You will see many a scientist, lovingly fondling their tubes while whispering powerful incantations over their DNA potions.
I happen to know a good spell that cannot be repeated here for it is like gold. But the abridged version goes something like this:
“you little fuckers, you had better do what you are supposed to, or I am going to spit on you, pee on you, stomp on you and feed you to the incinerator. P.s. iloveyouiloveyouiloveyou please work."
My supervisor said to me the other day that I have the touch or the knack for a certain technique. Erm, no. Logically there is no magic touch. If you follow the protocol it should work. Logically. It didn’t work once because some of our sequences were faulty. The next time it worked because we fixed them. But logic does not apply here.

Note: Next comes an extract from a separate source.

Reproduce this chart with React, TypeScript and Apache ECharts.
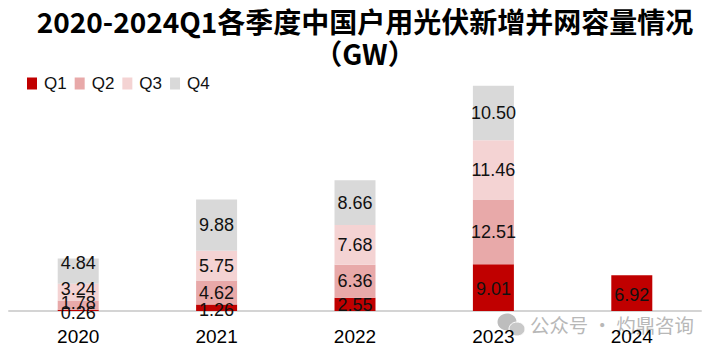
import React, { useEffect, useRef } from "react";
import * as echarts from "echarts";

const years = ["2020", "2021", "2022", "2023", "2024"];
const q1 = [0.26, 1.26, 2.55, 9.01, 6.92];
const q2 = [1.78, 4.62, 6.36, 12.51, null];
const q3 = [3.24, 5.75, 7.68, 11.46, null];
const q4 = [4.84, 9.88, 8.66, 10.5, null];
const seriesNames = ["Q1", "Q2", "Q3", "Q4"];
const seriesData = [q1, q2, q3, q4];
const colors = ["#c00000", "#e8a9a9", "#f4d3d3", "#d9d9d9"];
const titleLines = ["2020-2024Q1各季度中国户用光伏新增并网容量情况", "（GW）"];
const watermark = "公众号 · 灼鼎咨询";
// vertical nudges of the data labels, per series then per category
const labelNudge = [
  [3, 2, 1, 1, 2],
  [-2, 0, 0, 0, 0],
  [-3, 0, 0, 0, 0],
  [-8, 0, 0, 0, 0],
];

export default function App() {
  const ref = useRef<HTMLDivElement>(null);
  useEffect(() => {
    const chart = echarts.init(ref.current!, null, { renderer: "svg" });
    chart.setOption({
      animation: false,
      grid: { left: 9, width: 692, top: 52, height: 259 },
      legend: {
        left: 22,
        top: 70,
        itemWidth: 10,
        itemHeight: 12,
        itemGap: 8,
        icon: "rect",
        data: seriesNames,
        textStyle: { fontFamily: "Liberation Sans", fontSize: 17, color: "#111", padding: [0, 0, 0, 2] },
      },
      xAxis: {
        type: "category",
        data: years,
        axisLine: { lineStyle: { color: "#d4d4d4", width: 2 } },
        axisTick: { show: false },
        axisLabel: { fontFamily: "Liberation Sans", fontSize: 19, color: "#000", margin: 16 },
      },
      yAxis: { type: "value", min: 0, max: 50, show: false, splitLine: { show: false } },
      series: seriesNames.map((name, i) => ({
        name,
        type: "bar",
        stack: "total",
        barWidth: 41,
        data: seriesData[i],
        itemStyle: { color: colors[i] },
        label: {
          show: true,
          position: "inside",
          fontFamily: "Liberation Sans",
          fontSize: 18,
          color: "#111",
          formatter: (p: any) => (p.value == null ? "" : p.value.toFixed(2)),
        },
        labelLayout: (p: any) => ({ dy: labelNudge[i][p.dataIndex], hideOverlap: false }),
      })),
      graphic: [
        {
          type: "text",
          x: 365,
          y: 21,
          style: {
            text: titleLines[0],
            font: "bold 28px 'Noto Sans CJK SC'",
            fill: "#000",
            textAlign: "center",
            textVerticalAlign: "middle",
          },
        },
        {
          type: "text",
          x: 365,
          y: 53,
          style: {
            text: titleLines[1],
            font: "bold 28px 'Noto Sans CJK SC'",
            fill: "#000",
            textAlign: "center",
            textVerticalAlign: "middle",
          },
        },
        { type: "ellipse", shape: { cx: 507, cy: 322, rx: 9.5, ry: 8.5 }, style: { fill: "#bdbdbd" } },
        { type: "ellipse", shape: { cx: 517, cy: 329, rx: 8, ry: 7 }, style: { fill: "#c8c8c8", stroke: "#fff", lineWidth: 1 } },
        {
          type: "text",
          x: 530,
          y: 324,
          style: {
            text: watermark,
            font: "19.4px 'Noto Sans CJK SC'",
            fill: "#b8b8b8",
            textAlign: "left",
            textVerticalAlign: "middle",
          },
        },
      ],
    });
    return () => chart.dispose();
  }, []);
  return <div ref={ref} style={{ position: "absolute", left: 0, top: 0, width: 717, height: 355 }} />;
}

We put it down to magic and mysticism in the end.
And of course what I did not tell my supervisor was that I was wearing my uber special lucky left purple stripy sock at the time, folded exactly once, two fingers above the ankle, and that is why my experiment worked that one time. Now I am going to have to wear that bloody sock every day. I wonder if washing it will remove some of its good luck potency?
You may think I am joking, but from what I have seen, for a bunch of people who supposedly lean from agnosticism towards severe atheism, Biologists are all superstitious voodoo priests.
If I had known this before, I doubt I would have taken up Biology after school. Who would, unless you enjoy constant failure, a mad logic that no one has quite yet deciphered, and a bitchy goddess who is impossible to appease?
And quite frankly if some guidance counsellor had told me that at some point in my career I would need to delicately massage some fragile tubes in order to ease a “blocked orifice flow”, well I would have thought twice. But I don't know. Maybe I am just picky.